[Begin Task inputs]
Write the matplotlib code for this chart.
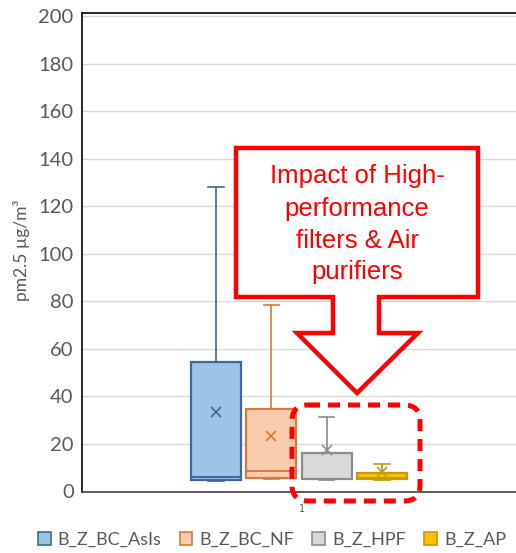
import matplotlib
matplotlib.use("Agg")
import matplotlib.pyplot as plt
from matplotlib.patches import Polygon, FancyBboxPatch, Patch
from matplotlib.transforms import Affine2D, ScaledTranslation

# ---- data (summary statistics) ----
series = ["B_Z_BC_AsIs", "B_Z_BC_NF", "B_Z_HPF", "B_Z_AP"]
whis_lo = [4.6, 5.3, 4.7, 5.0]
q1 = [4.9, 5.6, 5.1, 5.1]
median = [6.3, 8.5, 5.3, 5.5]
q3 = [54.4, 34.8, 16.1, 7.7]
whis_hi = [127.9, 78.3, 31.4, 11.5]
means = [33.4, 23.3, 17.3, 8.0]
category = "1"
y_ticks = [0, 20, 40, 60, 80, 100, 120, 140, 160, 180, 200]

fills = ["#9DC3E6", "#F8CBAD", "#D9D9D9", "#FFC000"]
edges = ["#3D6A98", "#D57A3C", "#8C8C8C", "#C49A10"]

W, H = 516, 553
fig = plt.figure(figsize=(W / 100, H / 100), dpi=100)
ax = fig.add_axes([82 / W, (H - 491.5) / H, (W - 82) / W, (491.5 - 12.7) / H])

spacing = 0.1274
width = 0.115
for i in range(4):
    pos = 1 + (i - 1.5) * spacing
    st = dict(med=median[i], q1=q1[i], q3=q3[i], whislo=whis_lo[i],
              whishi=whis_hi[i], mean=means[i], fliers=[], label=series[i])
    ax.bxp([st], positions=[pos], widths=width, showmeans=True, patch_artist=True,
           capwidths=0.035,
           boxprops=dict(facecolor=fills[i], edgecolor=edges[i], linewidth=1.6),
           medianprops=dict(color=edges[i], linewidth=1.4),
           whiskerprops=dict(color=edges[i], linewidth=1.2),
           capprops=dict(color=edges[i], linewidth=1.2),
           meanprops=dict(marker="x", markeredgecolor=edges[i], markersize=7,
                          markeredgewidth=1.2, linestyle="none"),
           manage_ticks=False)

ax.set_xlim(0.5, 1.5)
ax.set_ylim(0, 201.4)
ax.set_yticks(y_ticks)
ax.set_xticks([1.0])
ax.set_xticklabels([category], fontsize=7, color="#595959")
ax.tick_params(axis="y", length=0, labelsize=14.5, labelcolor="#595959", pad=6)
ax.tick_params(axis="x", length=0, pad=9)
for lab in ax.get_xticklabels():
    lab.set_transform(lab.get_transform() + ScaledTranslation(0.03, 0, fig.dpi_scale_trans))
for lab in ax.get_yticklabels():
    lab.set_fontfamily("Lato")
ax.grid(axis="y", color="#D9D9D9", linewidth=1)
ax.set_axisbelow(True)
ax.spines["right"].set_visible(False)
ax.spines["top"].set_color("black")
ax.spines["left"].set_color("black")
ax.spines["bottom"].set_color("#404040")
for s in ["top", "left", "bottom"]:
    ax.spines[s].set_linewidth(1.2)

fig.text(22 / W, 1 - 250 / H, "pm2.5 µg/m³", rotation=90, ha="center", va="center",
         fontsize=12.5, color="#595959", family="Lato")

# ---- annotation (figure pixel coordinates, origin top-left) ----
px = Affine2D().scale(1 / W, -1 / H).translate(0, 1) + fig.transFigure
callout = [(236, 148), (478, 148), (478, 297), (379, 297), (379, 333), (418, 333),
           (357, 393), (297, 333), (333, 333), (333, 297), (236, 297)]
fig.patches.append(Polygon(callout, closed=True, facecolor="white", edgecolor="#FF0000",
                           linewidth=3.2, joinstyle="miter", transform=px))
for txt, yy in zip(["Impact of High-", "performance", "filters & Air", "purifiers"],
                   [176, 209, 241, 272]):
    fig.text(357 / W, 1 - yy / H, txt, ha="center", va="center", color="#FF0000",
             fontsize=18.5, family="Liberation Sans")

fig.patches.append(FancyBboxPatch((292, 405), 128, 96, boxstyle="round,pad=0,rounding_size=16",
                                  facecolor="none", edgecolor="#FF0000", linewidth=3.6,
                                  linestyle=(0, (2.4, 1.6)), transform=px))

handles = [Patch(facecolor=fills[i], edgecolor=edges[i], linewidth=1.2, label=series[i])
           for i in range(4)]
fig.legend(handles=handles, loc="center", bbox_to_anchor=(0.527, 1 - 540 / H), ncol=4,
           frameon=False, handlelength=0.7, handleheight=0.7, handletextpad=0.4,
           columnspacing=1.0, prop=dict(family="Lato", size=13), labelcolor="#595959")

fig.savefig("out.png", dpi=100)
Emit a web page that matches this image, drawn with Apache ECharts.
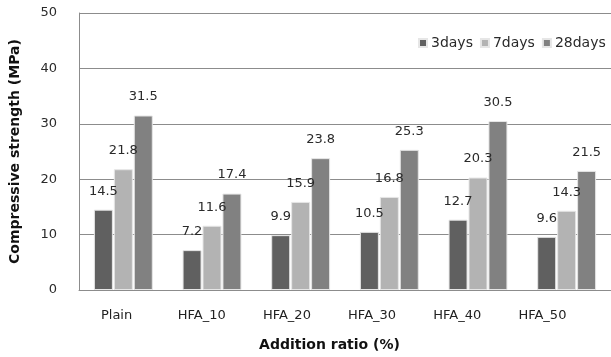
[End Task inputs]
Only the lines from the start of the records above through the line containing "from matplotlib.transforms import" should be returned, exactly and with both ends, please; the pictures stay out.

Write the matplotlib code for this chart.
import matplotlib
matplotlib.use("Agg")
import matplotlib.pyplot as plt
from matplotlib.patches import Polygon, FancyBboxPatch, Patch
from matplotlib.transforms import Affine2D, ScaledTranslation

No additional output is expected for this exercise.